Today is the 4th anniversary of my step dad's death. He died at home of cancer and since I'm a nurse, along with Hospice, I was his primary caregiver. He died in my arms at about this time of night. I loved this man so very much. My own father had been physically, sexually, almost every kind of abuse. He died in May of 1990 and I don't even think of his dying. But today being Bob's date has made me a wreak. I was ok till I went to bed and all the tears came pouring out. He treated my Mom like a Queen and he was so good to me. I miss him so much and loved him so. My mom died 2 months later and I know that it was from a broken heart. I lost my whole family with in 2 months because as soon as my mom died my full brother quit talking to me and has yet to speak to me. I have a wonderful step brother and step sister. My ex left me as soon as the money ran out and my depression got extremely bad. To this day he does not see that he has any role in my break downs.....I wish that I could get a message from Mom and Dad just to know that they are having fun and are together and that I love them both so much.

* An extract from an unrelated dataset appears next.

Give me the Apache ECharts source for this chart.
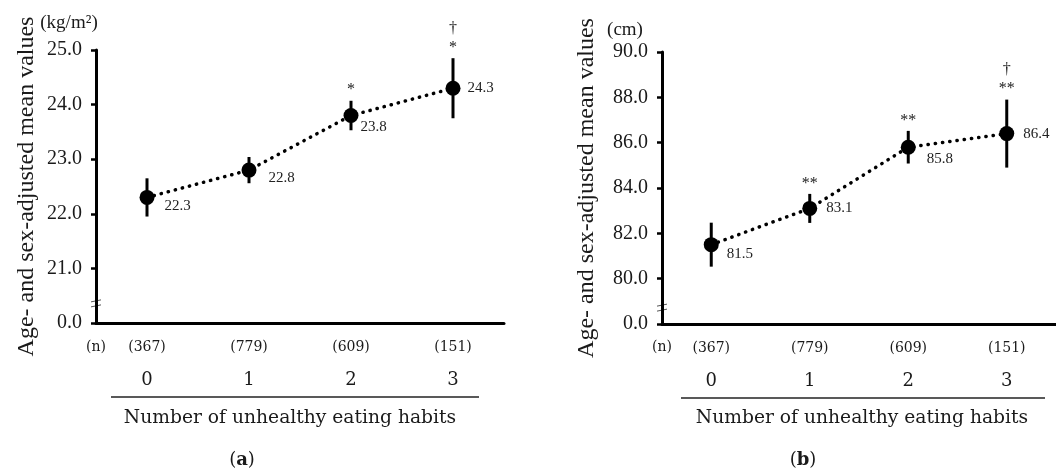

(((((Susan)))) i'm so sorry for your losses. i know, it hurts so much.
love you,
nita :)
NitaSue62
I hope that they visit you in your dreams and let you know how they are so proud of you and that they are together again and at peace for eternity. I am sorry for the catastrophic chain aof events and am hoping that you will find better times soon. Grief hurts so badly. Hugs and strength to you my dear friend.
empathy
psyche im sorry to hear.. i still see u cant let u go ex go hunni move on do not let him now he is still gettin to u or it will keep on eating you alive.. its nice to see u again.
babykitten
Hope you keep all those happy memories of your stepdad in your heart for your lifetime.
blackpig69
My mother passed away when I was 17. That was 12 years ago. It comes and goes as far as that overwheming grief. The hardest part is accepting it. I know how you feel. It's really tough. I found talking about it helped a bit. But, everyone is different. Lots of love and support my way!